Trump shoots Romney at prayer breakfast; GOP shrugs | Steve Klinger

President Donald Trump pulled out a handgun at the National Prayer Breakfast this morning and shot Utah Sen. Mitt Romney, fatally wounding him. A day earlier, Romney had become the first senator in history to vote to convict a president of his own party in an impeachment trial.

After the shooting law professor Alan Dershowitz persuaded federal marshals at the event not to apprehend Trump. “He believes it’s in the nation’s interest,” Dershowitz shouted. “The president cannot be charged or prosecuted.”

Trump began his appearance by grinning broadly and waving newspapers with headlines declaring “Trump Acquitted” before the crowd of elected officials and religious leaders at the event. He followed speakers who had urged everyone to forgive their enemies, but Trump said, “I’m not sure I agree with you,” before producing the gun from his suit jacket and aiming it at Romney.

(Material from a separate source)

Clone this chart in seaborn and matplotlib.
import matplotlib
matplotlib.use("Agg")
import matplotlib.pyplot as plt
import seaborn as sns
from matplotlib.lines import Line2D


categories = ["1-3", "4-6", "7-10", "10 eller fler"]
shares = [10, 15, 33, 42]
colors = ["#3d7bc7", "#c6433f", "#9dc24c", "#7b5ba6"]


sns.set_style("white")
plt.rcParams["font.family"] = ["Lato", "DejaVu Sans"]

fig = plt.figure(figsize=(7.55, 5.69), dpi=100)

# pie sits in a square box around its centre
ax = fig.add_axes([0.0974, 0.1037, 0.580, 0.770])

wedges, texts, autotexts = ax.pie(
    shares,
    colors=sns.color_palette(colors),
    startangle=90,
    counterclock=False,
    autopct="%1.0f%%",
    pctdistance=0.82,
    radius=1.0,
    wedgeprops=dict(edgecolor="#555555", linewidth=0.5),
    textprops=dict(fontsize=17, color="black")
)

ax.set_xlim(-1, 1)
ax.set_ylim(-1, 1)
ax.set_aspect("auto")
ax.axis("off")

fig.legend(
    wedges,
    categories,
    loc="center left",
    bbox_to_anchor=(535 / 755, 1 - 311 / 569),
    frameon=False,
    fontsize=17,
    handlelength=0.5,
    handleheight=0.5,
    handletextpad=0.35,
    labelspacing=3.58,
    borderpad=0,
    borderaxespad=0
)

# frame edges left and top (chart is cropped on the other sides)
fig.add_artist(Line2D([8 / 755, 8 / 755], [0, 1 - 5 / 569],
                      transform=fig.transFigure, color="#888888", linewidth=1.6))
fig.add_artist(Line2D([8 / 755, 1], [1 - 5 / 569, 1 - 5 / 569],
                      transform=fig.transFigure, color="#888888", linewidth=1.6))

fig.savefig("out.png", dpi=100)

South Carolina Sen. Lindsey Graham defended Trump after the shooting. “I wouldn’t be surprised if Romney was an agent of the Democrats,” he charged. “The president’s enemies will stop at nothing to keep him from being re-elected.”

Back at the White House, Trump tweeted, “Lots of people are saying Treacherous Mitt conspired to throw the 2012 election to Barack HUSSEIN Obama! What I did was perfect. Now Total Exoneration!”

Democrats quickly huddled to consider new articles of impeachment, but House Speaker Nancy Pelosi, fighting back tears, conceded, “We’re not finding anything in the Constitution that states premeditated murder is a direct cause for impeachment. We already know how the Senate feels about ‘high crimes and misdemeanors.’”

Authors and presidential scholars Jon Meacham and Michael Bechsloff agreed in a joint statement declaring the situation unprecedented: “These are extraordinary circumstances. We have never seen anything like this before in the behavior of a president of the United States.”

Senate Majority Leader Mitch McConnell tried to evade reporters requesting a reaction, but when cornered in an elevator, he shrugged and said, “In the immortal words of Dick Cheney, ‘So?’”

Steve Klinger is a veteran community journalist and college English instructor based in southern New Mexico. Frequently skeptical about the capacity of the written word to inspire activism, he also writes songs, hoping to add the power of music to his topical lyrics.